_Provided records_.
——————

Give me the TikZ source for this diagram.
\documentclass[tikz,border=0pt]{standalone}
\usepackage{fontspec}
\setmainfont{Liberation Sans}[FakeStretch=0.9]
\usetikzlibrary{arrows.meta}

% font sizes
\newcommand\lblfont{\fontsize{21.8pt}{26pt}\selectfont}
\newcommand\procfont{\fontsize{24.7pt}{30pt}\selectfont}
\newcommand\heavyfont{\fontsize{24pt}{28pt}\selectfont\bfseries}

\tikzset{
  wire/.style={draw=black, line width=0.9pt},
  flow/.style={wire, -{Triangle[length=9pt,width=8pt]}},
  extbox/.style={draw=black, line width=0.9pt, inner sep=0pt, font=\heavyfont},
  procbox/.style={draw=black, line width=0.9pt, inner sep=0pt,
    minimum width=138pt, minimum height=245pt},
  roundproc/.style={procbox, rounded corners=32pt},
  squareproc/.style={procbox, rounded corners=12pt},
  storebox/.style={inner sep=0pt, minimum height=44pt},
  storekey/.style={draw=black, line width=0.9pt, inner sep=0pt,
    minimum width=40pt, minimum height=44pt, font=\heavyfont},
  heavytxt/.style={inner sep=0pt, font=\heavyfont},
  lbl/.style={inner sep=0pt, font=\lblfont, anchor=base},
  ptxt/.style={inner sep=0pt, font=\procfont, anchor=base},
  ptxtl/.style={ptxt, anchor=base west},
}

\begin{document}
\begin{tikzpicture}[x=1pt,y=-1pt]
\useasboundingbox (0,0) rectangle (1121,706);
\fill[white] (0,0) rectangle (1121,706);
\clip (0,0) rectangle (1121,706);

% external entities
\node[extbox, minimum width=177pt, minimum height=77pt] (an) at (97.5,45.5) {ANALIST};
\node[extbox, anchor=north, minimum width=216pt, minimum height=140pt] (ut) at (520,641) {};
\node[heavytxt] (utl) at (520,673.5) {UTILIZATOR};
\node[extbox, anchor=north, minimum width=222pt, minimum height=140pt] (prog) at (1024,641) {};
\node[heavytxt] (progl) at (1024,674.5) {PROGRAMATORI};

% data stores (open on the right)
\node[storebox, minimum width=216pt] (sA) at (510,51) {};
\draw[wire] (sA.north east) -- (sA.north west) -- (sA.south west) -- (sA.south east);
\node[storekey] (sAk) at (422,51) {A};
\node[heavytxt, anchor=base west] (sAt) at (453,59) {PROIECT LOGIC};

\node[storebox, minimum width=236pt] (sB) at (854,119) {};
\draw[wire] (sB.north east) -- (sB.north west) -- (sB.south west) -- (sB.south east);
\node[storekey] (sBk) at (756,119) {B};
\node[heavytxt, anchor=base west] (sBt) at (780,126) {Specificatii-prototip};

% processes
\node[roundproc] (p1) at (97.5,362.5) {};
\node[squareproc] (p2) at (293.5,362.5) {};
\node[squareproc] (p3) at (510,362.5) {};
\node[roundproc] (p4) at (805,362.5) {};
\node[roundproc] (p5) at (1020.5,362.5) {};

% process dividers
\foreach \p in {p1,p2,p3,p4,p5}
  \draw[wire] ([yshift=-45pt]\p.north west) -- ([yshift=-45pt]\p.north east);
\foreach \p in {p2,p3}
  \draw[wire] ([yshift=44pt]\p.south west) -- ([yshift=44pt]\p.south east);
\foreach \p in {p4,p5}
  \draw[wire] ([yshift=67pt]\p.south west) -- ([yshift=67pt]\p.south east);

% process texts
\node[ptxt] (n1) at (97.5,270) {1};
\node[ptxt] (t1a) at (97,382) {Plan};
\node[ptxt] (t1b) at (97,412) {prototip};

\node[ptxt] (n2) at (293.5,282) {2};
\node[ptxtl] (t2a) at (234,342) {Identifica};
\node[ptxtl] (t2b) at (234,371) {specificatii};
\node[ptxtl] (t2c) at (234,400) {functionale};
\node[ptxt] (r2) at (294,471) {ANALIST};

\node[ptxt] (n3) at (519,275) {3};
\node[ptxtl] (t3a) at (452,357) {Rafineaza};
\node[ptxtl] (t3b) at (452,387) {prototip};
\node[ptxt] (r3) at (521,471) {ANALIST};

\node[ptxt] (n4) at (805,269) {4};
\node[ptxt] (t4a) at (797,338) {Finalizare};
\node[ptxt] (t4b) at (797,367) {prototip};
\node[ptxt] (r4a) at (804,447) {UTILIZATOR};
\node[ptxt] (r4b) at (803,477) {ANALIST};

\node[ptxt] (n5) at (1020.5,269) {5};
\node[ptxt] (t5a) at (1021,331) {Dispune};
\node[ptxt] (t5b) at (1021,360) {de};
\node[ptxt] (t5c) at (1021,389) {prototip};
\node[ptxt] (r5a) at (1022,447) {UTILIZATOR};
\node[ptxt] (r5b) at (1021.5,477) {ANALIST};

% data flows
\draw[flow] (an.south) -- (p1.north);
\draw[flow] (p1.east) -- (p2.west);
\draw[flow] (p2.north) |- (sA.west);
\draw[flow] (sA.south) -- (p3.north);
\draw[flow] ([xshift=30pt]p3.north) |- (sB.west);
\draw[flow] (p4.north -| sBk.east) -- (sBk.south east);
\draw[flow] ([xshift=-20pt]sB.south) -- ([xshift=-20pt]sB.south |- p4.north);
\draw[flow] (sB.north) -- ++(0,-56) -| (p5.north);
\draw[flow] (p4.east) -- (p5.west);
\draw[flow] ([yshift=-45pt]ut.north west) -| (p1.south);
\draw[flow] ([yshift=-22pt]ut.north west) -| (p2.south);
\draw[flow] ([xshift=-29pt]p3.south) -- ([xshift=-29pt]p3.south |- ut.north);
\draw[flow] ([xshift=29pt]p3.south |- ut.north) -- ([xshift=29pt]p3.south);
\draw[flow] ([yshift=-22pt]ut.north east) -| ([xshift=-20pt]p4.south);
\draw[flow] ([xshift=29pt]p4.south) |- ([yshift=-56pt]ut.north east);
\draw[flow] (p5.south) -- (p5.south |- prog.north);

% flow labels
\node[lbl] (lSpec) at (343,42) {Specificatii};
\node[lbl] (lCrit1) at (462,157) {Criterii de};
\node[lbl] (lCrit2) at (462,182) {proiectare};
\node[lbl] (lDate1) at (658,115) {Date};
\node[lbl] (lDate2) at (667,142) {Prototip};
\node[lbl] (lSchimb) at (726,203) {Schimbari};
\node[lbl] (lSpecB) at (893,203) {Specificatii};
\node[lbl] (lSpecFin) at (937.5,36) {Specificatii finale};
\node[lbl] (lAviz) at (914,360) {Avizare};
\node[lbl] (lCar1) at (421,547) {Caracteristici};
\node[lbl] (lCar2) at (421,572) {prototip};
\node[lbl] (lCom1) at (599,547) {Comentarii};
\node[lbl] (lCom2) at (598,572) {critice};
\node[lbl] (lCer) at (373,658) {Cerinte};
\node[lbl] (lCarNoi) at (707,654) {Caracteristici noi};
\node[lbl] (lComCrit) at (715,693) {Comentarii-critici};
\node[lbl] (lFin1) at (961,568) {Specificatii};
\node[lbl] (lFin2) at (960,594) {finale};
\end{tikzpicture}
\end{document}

——————

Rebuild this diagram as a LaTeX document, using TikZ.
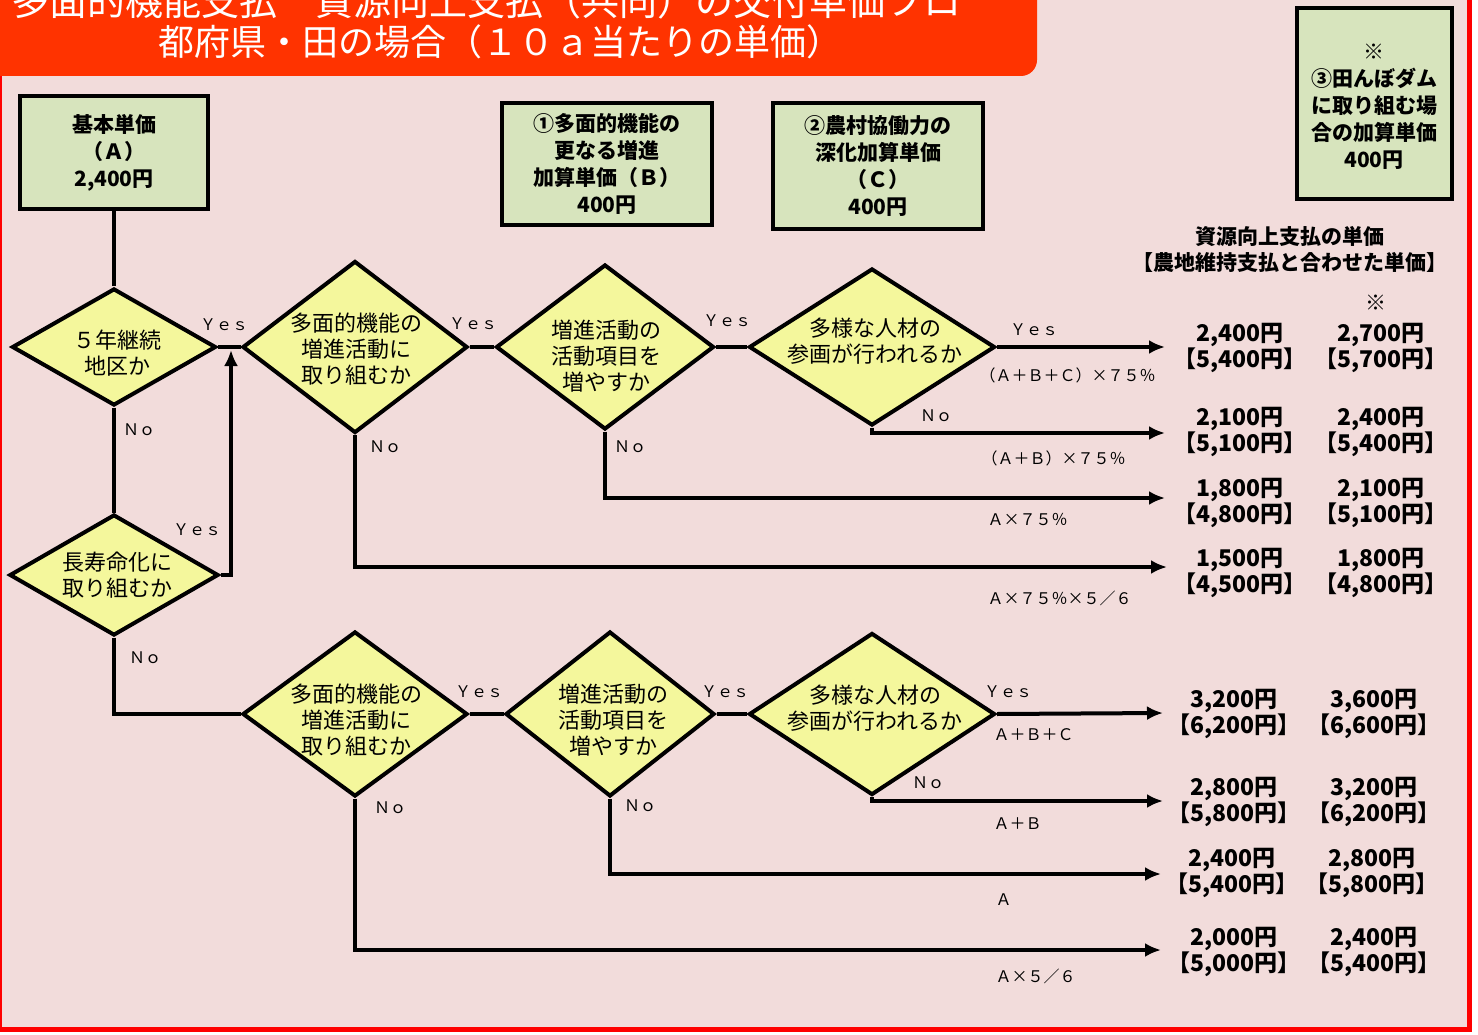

——————

_Written task_. Start at the line with "Give me the TikZ source for this diagram.", stop at the line with "anchor=base west] (sAt)", and return every line in that stretch exactly, those two included.

_Correct output_.
Give me the TikZ source for this diagram.
\documentclass[tikz,border=0pt]{standalone}
\usepackage{fontspec}
\setmainfont{Liberation Sans}[FakeStretch=0.9]
\usetikzlibrary{arrows.meta}

% font sizes
\newcommand\lblfont{\fontsize{21.8pt}{26pt}\selectfont}
\newcommand\procfont{\fontsize{24.7pt}{30pt}\selectfont}
\newcommand\heavyfont{\fontsize{24pt}{28pt}\selectfont\bfseries}

\tikzset{
  wire/.style={draw=black, line width=0.9pt},
  flow/.style={wire, -{Triangle[length=9pt,width=8pt]}},
  extbox/.style={draw=black, line width=0.9pt, inner sep=0pt, font=\heavyfont},
  procbox/.style={draw=black, line width=0.9pt, inner sep=0pt,
    minimum width=138pt, minimum height=245pt},
  roundproc/.style={procbox, rounded corners=32pt},
  squareproc/.style={procbox, rounded corners=12pt},
  storebox/.style={inner sep=0pt, minimum height=44pt},
  storekey/.style={draw=black, line width=0.9pt, inner sep=0pt,
    minimum width=40pt, minimum height=44pt, font=\heavyfont},
  heavytxt/.style={inner sep=0pt, font=\heavyfont},
  lbl/.style={inner sep=0pt, font=\lblfont, anchor=base},
  ptxt/.style={inner sep=0pt, font=\procfont, anchor=base},
  ptxtl/.style={ptxt, anchor=base west},
}

\begin{document}
\begin{tikzpicture}[x=1pt,y=-1pt]
\useasboundingbox (0,0) rectangle (1121,706);
\fill[white] (0,0) rectangle (1121,706);
\clip (0,0) rectangle (1121,706);

% external entities
\node[extbox, minimum width=177pt, minimum height=77pt] (an) at (97.5,45.5) {ANALIST};
\node[extbox, anchor=north, minimum width=216pt, minimum height=140pt] (ut) at (520,641) {};
\node[heavytxt] (utl) at (520,673.5) {UTILIZATOR};
\node[extbox, anchor=north, minimum width=222pt, minimum height=140pt] (prog) at (1024,641) {};
\node[heavytxt] (progl) at (1024,674.5) {PROGRAMATORI};

% data stores (open on the right)
\node[storebox, minimum width=216pt] (sA) at (510,51) {};
\draw[wire] (sA.north east) -- (sA.north west) -- (sA.south west) -- (sA.south east);
\node[storekey] (sAk) at (422,51) {A};
\node[heavytxt, anchor=base west] (sAt) at (453,59) {PROIECT LOGIC};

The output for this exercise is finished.